*Goal:* Repeat each record exactly. Any picture gets left out.

*Supplied records:*

++++

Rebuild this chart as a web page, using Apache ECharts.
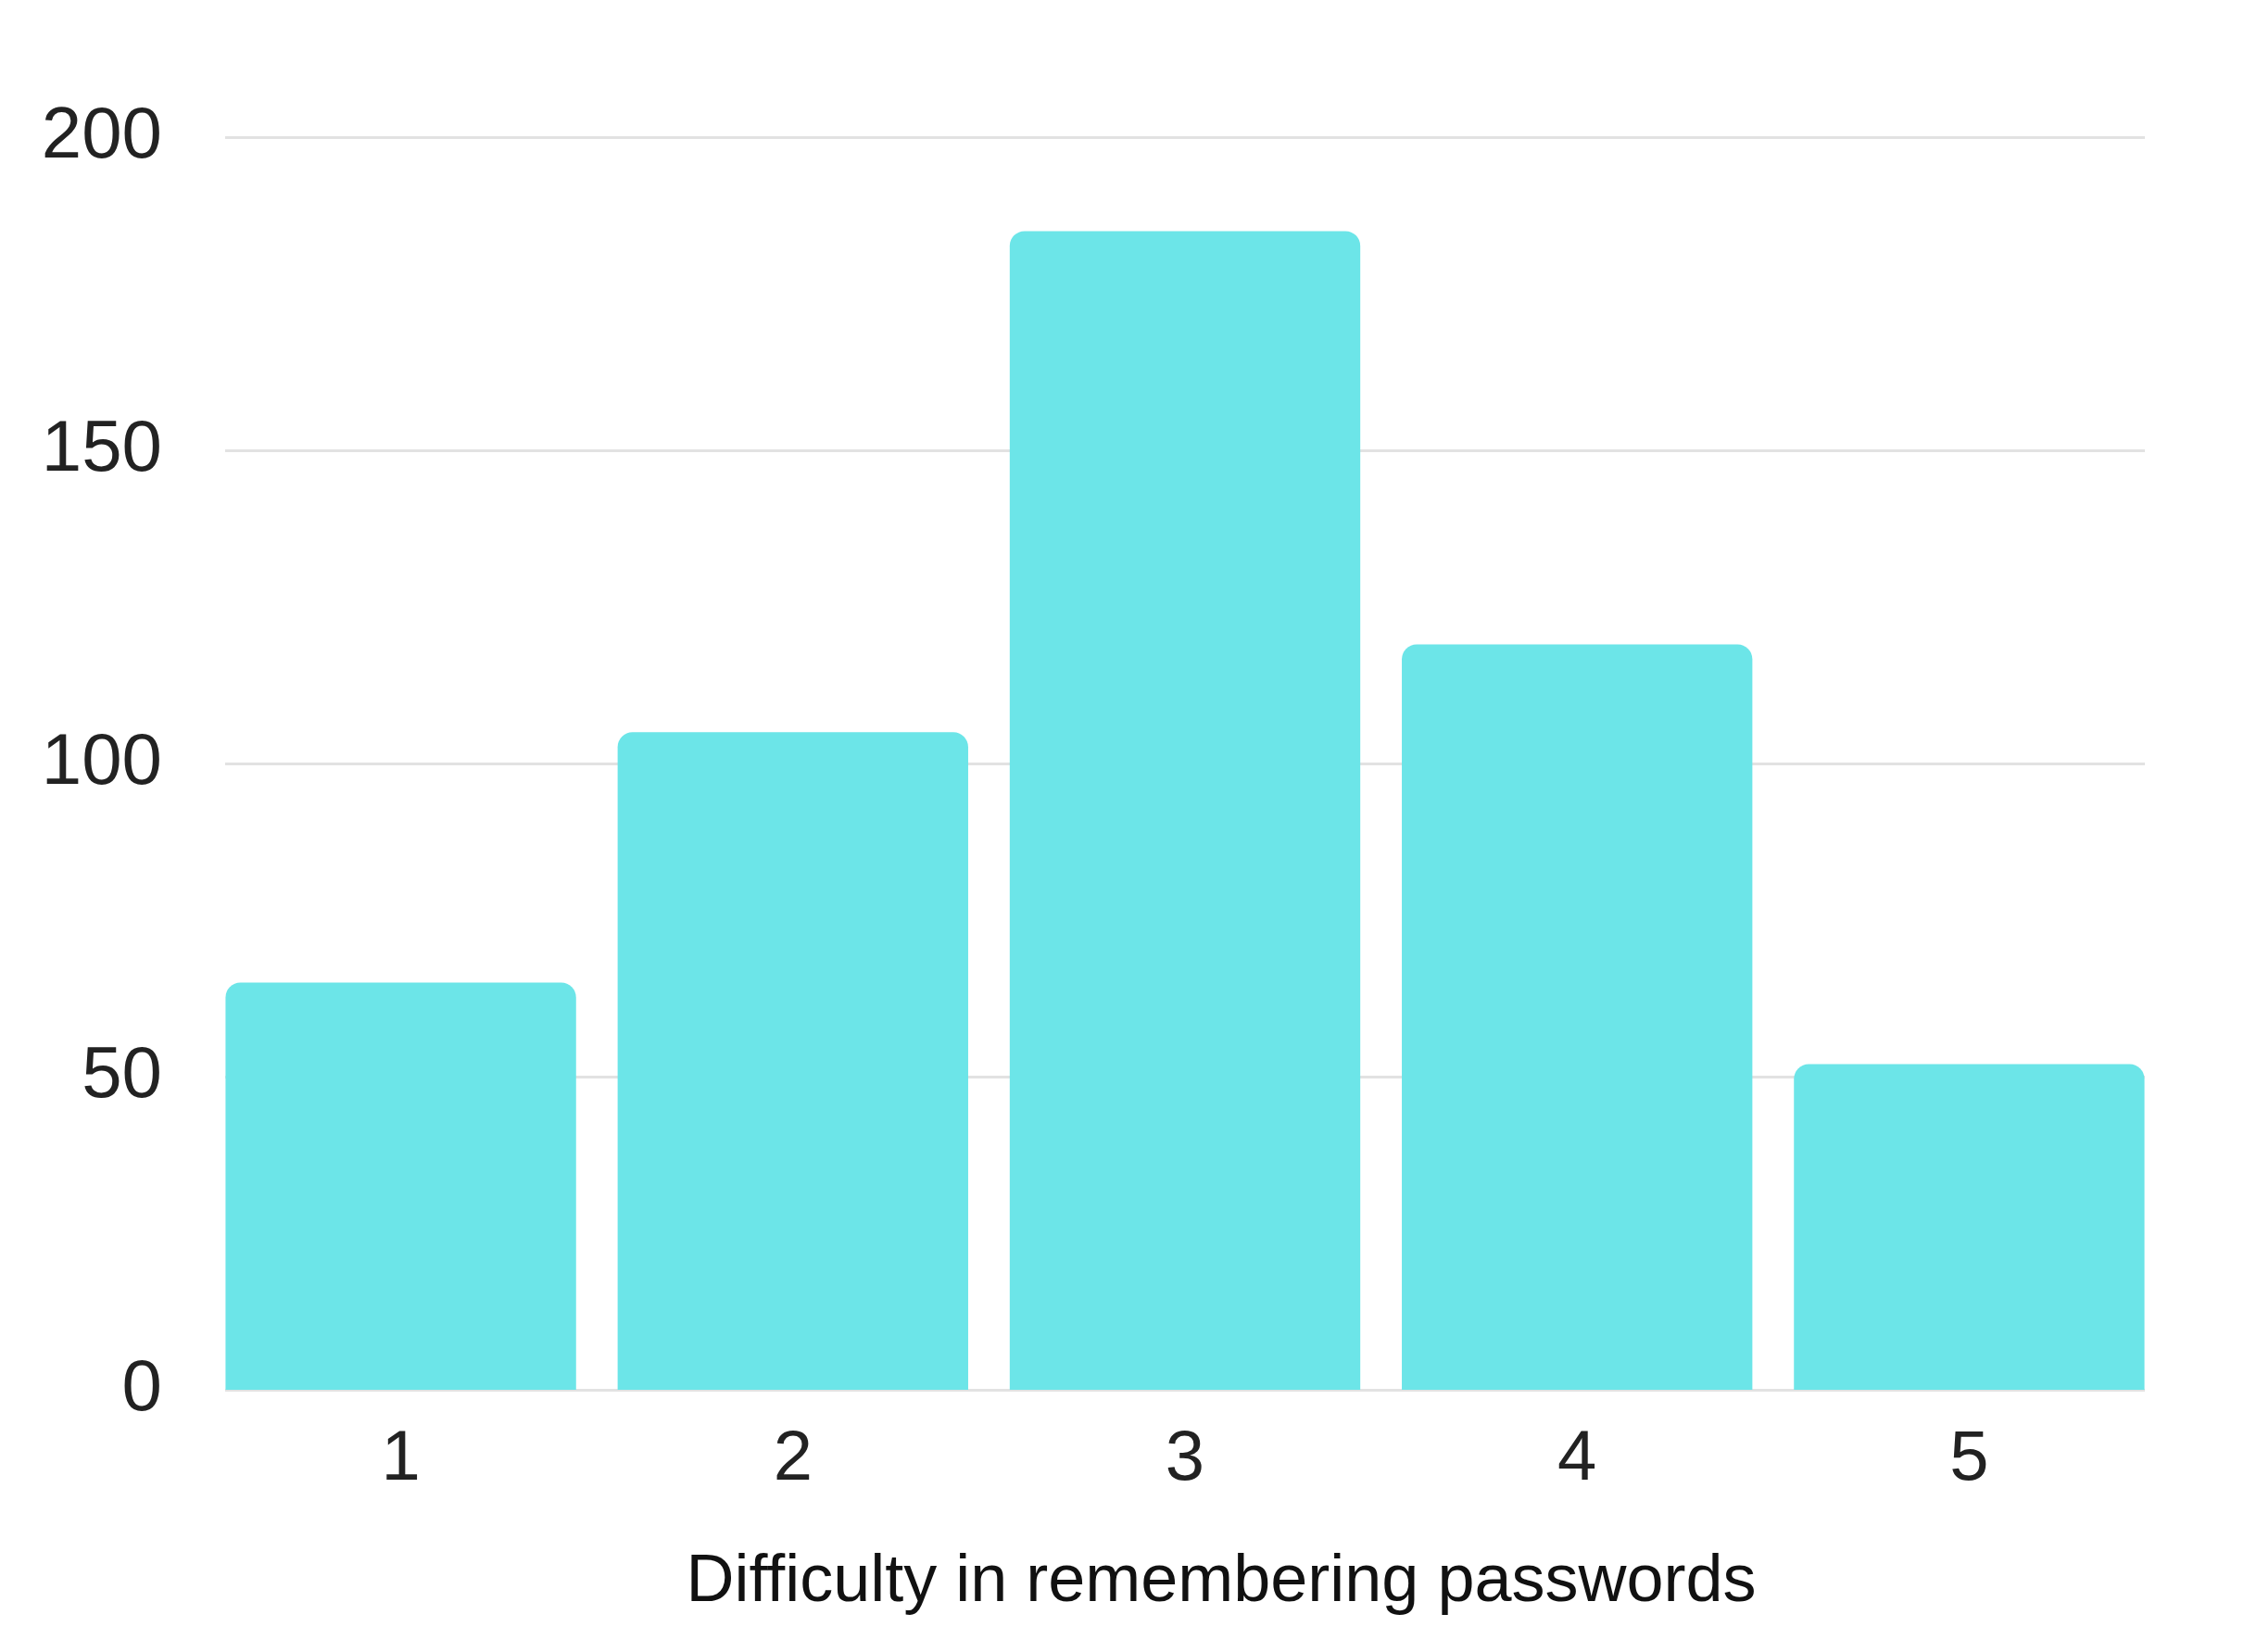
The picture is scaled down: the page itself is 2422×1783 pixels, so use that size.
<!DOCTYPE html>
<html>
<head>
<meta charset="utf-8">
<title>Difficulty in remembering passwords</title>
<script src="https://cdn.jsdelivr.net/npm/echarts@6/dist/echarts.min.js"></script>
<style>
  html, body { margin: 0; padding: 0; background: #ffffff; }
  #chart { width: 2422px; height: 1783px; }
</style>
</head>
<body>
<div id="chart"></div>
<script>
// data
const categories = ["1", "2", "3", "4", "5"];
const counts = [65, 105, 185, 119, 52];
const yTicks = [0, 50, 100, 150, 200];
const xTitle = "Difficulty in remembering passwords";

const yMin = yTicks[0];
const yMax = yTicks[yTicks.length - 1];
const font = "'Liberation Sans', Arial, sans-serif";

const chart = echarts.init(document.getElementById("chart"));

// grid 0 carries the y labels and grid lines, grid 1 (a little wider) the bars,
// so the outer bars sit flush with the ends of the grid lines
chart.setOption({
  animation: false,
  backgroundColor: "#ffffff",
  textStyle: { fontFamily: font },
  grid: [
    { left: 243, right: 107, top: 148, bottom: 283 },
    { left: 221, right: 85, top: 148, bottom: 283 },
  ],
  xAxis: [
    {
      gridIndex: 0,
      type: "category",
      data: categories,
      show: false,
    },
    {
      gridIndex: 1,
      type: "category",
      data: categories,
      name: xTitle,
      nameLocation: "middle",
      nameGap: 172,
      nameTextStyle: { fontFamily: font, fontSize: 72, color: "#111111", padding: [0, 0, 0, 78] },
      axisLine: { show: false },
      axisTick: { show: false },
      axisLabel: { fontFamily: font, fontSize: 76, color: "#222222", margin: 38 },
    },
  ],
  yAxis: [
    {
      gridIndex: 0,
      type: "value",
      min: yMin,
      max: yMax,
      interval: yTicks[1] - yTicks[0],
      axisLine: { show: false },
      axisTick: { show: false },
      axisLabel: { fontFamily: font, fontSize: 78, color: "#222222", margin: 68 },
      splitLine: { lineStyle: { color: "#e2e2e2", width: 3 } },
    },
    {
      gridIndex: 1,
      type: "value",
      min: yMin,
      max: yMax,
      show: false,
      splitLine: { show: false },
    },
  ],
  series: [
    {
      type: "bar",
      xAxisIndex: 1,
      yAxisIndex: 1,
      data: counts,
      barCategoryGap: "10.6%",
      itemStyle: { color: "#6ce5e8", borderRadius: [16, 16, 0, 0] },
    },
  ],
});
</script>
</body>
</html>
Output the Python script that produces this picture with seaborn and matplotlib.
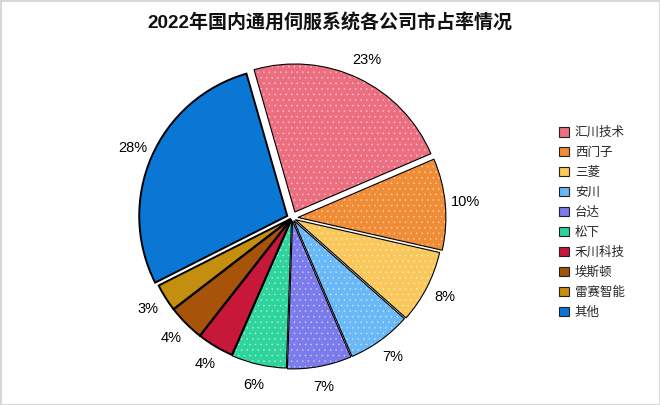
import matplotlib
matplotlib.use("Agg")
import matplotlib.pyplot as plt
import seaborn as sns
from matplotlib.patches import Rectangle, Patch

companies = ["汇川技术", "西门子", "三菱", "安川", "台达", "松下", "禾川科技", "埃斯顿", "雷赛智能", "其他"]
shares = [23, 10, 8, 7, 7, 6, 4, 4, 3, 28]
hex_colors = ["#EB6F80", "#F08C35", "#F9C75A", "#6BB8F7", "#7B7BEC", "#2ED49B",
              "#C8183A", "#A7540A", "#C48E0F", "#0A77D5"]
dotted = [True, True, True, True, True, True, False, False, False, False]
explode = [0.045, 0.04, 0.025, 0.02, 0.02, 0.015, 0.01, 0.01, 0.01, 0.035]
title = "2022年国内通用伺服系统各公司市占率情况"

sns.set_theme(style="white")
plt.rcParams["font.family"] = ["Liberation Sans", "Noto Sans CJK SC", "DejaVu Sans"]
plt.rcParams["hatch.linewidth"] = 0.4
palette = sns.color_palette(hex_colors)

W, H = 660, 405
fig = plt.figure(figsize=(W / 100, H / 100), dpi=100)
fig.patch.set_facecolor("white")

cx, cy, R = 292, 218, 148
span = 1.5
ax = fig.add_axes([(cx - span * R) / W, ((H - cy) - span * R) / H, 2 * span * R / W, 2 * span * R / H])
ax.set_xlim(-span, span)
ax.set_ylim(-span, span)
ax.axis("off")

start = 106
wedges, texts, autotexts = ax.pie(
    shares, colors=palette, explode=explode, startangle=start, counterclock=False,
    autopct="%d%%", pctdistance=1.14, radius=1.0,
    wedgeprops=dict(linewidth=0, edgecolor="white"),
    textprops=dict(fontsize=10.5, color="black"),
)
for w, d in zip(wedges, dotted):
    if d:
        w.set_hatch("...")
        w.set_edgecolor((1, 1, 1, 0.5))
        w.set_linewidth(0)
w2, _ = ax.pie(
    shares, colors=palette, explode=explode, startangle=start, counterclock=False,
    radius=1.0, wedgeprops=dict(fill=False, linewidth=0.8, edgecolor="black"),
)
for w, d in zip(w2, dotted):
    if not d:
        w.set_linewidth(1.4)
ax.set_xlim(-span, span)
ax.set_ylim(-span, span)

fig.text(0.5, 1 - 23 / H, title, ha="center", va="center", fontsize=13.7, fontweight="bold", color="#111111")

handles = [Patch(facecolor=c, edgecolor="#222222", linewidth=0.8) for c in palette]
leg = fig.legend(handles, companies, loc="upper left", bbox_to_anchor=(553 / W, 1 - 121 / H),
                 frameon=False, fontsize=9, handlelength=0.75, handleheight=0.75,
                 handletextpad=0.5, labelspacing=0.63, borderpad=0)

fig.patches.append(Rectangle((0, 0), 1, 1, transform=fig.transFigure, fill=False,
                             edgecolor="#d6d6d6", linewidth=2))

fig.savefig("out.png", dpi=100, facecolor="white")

++++

*Exercise result:*
Rebuild this chart as a web page, using Apache ECharts.
The picture is scaled down: the page itself is 2422×1783 pixels, so use that size.
<!DOCTYPE html>
<html>
<head>
<meta charset="utf-8">
<title>Difficulty in remembering passwords</title>
<script src="https://cdn.jsdelivr.net/npm/echarts@6/dist/echarts.min.js"></script>
<style>
  html, body { margin: 0; padding: 0; background: #ffffff; }
  #chart { width: 2422px; height: 1783px; }
</style>
</head>
<body>
<div id="chart"></div>
<script>
// data
const categories = ["1", "2", "3", "4", "5"];
const counts = [65, 105, 185, 119, 52];
const yTicks = [0, 50, 100, 150, 200];
const xTitle = "Difficulty in remembering passwords";

const yMin = yTicks[0];
const yMax = yTicks[yTicks.length - 1];
const font = "'Liberation Sans', Arial, sans-serif";

const chart = echarts.init(document.getElementById("chart"));

// grid 0 carries the y labels and grid lines, grid 1 (a little wider) the bars,
// so the outer bars sit flush with the ends of the grid lines
chart.setOption({
  animation: false,
  backgroundColor: "#ffffff",
  textStyle: { fontFamily: font },
  grid: [
    { left: 243, right: 107, top: 148, bottom: 283 },
    { left: 221, right: 85, top: 148, bottom: 283 },
  ],
  xAxis: [
    {
      gridIndex: 0,
      type: "category",
      data: categories,
      show: false,
    },
    {
      gridIndex: 1,
      type: "category",
      data: categories,
      name: xTitle,
      nameLocation: "middle",
      nameGap: 172,
      nameTextStyle: { fontFamily: font, fontSize: 72, color: "#111111", padding: [0, 0, 0, 78] },
      axisLine: { show: false },
      axisTick: { show: false },
      axisLabel: { fontFamily: font, fontSize: 76, color: "#222222", margin: 38 },
    },
  ],
  yAxis: [
    {
      gridIndex: 0,
      type: "value",
      min: yMin,
      max: yMax,
      interval: yTicks[1] - yTicks[0],
      axisLine: { show: false },
      axisTick: { show: false },
      axisLabel: { fontFamily: font, fontSize: 78, color: "#222222", margin: 68 },
      splitLine: { lineStyle: { color: "#e2e2e2", width: 3 } },
    },
    {
      gridIndex: 1,
      type: "value",
      min: yMin,
      max: yMax,
      show: false,
      splitLine: { show: false },
    },
  ],
  series: [
    {
      type: "bar",
      xAxisIndex: 1,
      yAxisIndex: 1,
      data: counts,
      barCategoryGap: "10.6%",
      itemStyle: { color: "#6ce5e8", borderRadius: [16, 16, 0, 0] },
    },
  ],
});
</script>
</body>
</html>
Output the Python script that produces this picture with seaborn and matplotlib.
import matplotlib
matplotlib.use("Agg")
import matplotlib.pyplot as plt
import seaborn as sns
from matplotlib.patches import Rectangle, Patch

companies = ["汇川技术", "西门子", "三菱", "安川", "台达", "松下", "禾川科技", "埃斯顿", "雷赛智能", "其他"]
shares = [23, 10, 8, 7, 7, 6, 4, 4, 3, 28]
hex_colors = ["#EB6F80", "#F08C35", "#F9C75A", "#6BB8F7", "#7B7BEC", "#2ED49B",
              "#C8183A", "#A7540A", "#C48E0F", "#0A77D5"]
dotted = [True, True, True, True, True, True, False, False, False, False]
explode = [0.045, 0.04, 0.025, 0.02, 0.02, 0.015, 0.01, 0.01, 0.01, 0.035]
title = "2022年国内通用伺服系统各公司市占率情况"

sns.set_theme(style="white")
plt.rcParams["font.family"] = ["Liberation Sans", "Noto Sans CJK SC", "DejaVu Sans"]
plt.rcParams["hatch.linewidth"] = 0.4
palette = sns.color_palette(hex_colors)

W, H = 660, 405
fig = plt.figure(figsize=(W / 100, H / 100), dpi=100)
fig.patch.set_facecolor("white")

cx, cy, R = 292, 218, 148
span = 1.5
ax = fig.add_axes([(cx - span * R) / W, ((H - cy) - span * R) / H, 2 * span * R / W, 2 * span * R / H])
ax.set_xlim(-span, span)
ax.set_ylim(-span, span)
ax.axis("off")

start = 106
wedges, texts, autotexts = ax.pie(
    shares, colors=palette, explode=explode, startangle=start, counterclock=False,
    autopct="%d%%", pctdistance=1.14, radius=1.0,
    wedgeprops=dict(linewidth=0, edgecolor="white"),
    textprops=dict(fontsize=10.5, color="black"),
)
for w, d in zip(wedges, dotted):
    if d:
        w.set_hatch("...")
        w.set_edgecolor((1, 1, 1, 0.5))
        w.set_linewidth(0)
w2, _ = ax.pie(
    shares, colors=palette, explode=explode, startangle=start, counterclock=False,
    radius=1.0, wedgeprops=dict(fill=False, linewidth=0.8, edgecolor="black"),
)
for w, d in zip(w2, dotted):
    if not d:
        w.set_linewidth(1.4)
ax.set_xlim(-span, span)
ax.set_ylim(-span, span)

fig.text(0.5, 1 - 23 / H, title, ha="center", va="center", fontsize=13.7, fontweight="bold", color="#111111")

handles = [Patch(facecolor=c, edgecolor="#222222", linewidth=0.8) for c in palette]
leg = fig.legend(handles, companies, loc="upper left", bbox_to_anchor=(553 / W, 1 - 121 / H),
                 frameon=False, fontsize=9, handlelength=0.75, handleheight=0.75,
                 handletextpad=0.5, labelspacing=0.63, borderpad=0)

fig.patches.append(Rectangle((0, 0), 1, 1, transform=fig.transFigure, fill=False,
                             edgecolor="#d6d6d6", linewidth=2))

fig.savefig("out.png", dpi=100, facecolor="white")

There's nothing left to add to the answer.